The legislature’s latest effort to overhaul RTD through SB26-150 deserves careful scrutiny—and a look at Colorado’s history. The bill would reduce the elected RTD directors from 15 to 5 while adding four appointed members. This change is not only unfair to voters—it raises a deeper concern that should matter to every taxpayer.

Colorado, a relatively “newer” state, joined the Union during an era marked by corruption and excessive centralized power among older states—think Boss Tweed and Railroad Scandales. In response, Colorado’s constitution included reforms to decentralize authority, promote local control, and empower citizens with referendum, initiative and recall power. The constitution intentionally limited centralized power and gave counties and municipalities significant autonomy.

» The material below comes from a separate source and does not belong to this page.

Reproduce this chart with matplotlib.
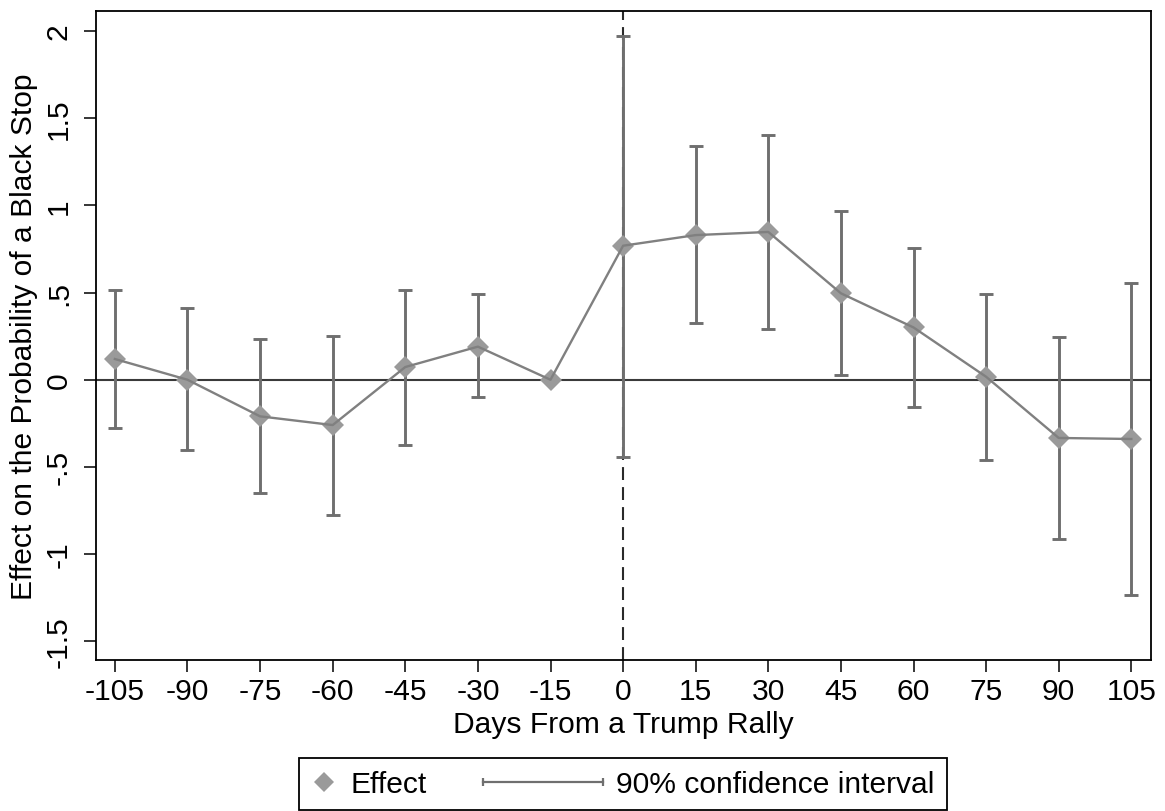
import matplotlib
matplotlib.use('Agg')
import matplotlib.pyplot as plt
import numpy as np
from matplotlib.lines import Line2D
from matplotlib.legend_handler import HandlerLine2D

plt.rcParams['font.family'] = ['Liberation Sans', 'DejaVu Sans']
plt.rcParams['font.size'] = 21.6

days = [-105, -90, -75, -60, -45, -30, -15, 0, 15, 30, 45, 60, 75, 90, 105]
effect = [0.119, 0.0, -0.21, -0.26, 0.073, 0.19, 0.0, 0.769, 0.830, 0.848,
          0.496, 0.30, 0.017, -0.334, -0.340]
ci_low = [-0.279, -0.403, -0.65, -0.774, -0.373, -0.099, np.nan, -0.445, 0.324,
          0.289, 0.029, -0.155, -0.459, -0.914, -1.237]
ci_high = [0.515, 0.41, 0.232, 0.251, 0.515, 0.49, np.nan, 1.97, 1.341, 1.402,
           0.966, 0.754, 0.493, 0.247, 0.553]

yticks = [-1.5, -1, -0.5, 0, 0.5, 1, 1.5, 2]
ytick_labels = ['-1.5', '-1', '-.5', '0', '.5', '1', '1.5', '2']

ci_color = '#6f6f6f'
line_color = '#808080'
marker_color = '#9a9a9a'


class SizedHandler(HandlerLine2D):
    # legend key with its own width (in units of font size)
    def __init__(self, length, **kw):
        super().__init__(**kw)
        self.length = length

    def legend_artist(self, legend, orig_handle, fontsize, handlebox):
        handlebox.width = self.length * fontsize
        return super().legend_artist(legend, orig_handle, fontsize, handlebox)


x = np.array(days)
y = np.array(effect)
lo = np.array(ci_low)
hi = np.array(ci_high)
has_ci = ~np.isnan(lo)

fig = plt.figure(figsize=(11.65, 8.12), dpi=100)
ax = fig.add_axes([96 / 1165, 151 / 812, 1054.7 / 1165, 648.7 / 812])

ax.axhline(0, color='#3a3a3a', lw=1.5, zorder=1)
ax.axvline(0, color='#2a2a2a', lw=1.5, dashes=(6.2, 3.4), zorder=1)

ax.errorbar(x[has_ci], y[has_ci],
            yerr=[y[has_ci] - lo[has_ci], hi[has_ci] - y[has_ci]],
            fmt='none', ecolor=ci_color, elinewidth=2.1, capsize=4.7,
            capthick=2.1, zorder=2)
ax.plot(x, y, ls='none', marker='D', ms=10.8, mew=0, color=marker_color, zorder=3)
ax.plot(x, y, color=line_color, lw=1.7, zorder=4)

ax.set_xlim(-108.9, 109.0)
ax.set_ylim(-1.608, 2.114)
ax.set_xticks(days)
ax.set_xticklabels([str(d) for d in days])
ax.set_yticks(yticks)
ax.set_yticklabels(ytick_labels, rotation=90, va='center')

ax.tick_params(axis='both', direction='out', length=8.6, width=1.1, color='black')
ax.tick_params(axis='x', pad=3.5)
ax.tick_params(axis='y', pad=8)
for sp in ax.spines.values():
    sp.set_linewidth(1.3)
    sp.set_color('black')

ax.set_xlabel('Days From a Trump Rally', labelpad=4)
ax.set_ylabel('Effect on the Probability of a Black Stop', labelpad=5)

effect_key = Line2D([], [], ls='none', marker='D', ms=10.5, mew=0, color=marker_color)
ci_key = Line2D([], [], color=ci_color, lw=1.6, marker='|', ms=6, mew=1.6)
leg = fig.legend([effect_key, ci_key], ['Effect', '90% confidence interval'],
                 handler_map={effect_key: SizedHandler(0.87, numpoints=1),
                              ci_key: SizedHandler(4.0, numpoints=2, marker_pad=0)},
                 loc='upper center', bbox_to_anchor=(623 / 1165, 53 / 812),
                 bbox_transform=fig.transFigure, borderaxespad=0, ncol=2,
                 fancybox=False, edgecolor='black', framealpha=1,
                 borderpad=0.4, handletextpad=0.45, columnspacing=1.86)
leg.get_frame().set_linewidth(1.3)

fig.savefig('out.png', dpi=100)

SB26-150 would reverse this principle by centralizing power through four appointed RTD board members. What is most troubling is that these unelected appointees would not be accountable to taxpayers; voters would have no way to recall. These appointed board members would wield tremendous power over the appropriation of more than $800 million in taxpayer funds each year. It is difficult to find precedent in Colorado for unelected officials exercising this level of control over such a large public budget- a budget bigger than all the cities in the state other than two.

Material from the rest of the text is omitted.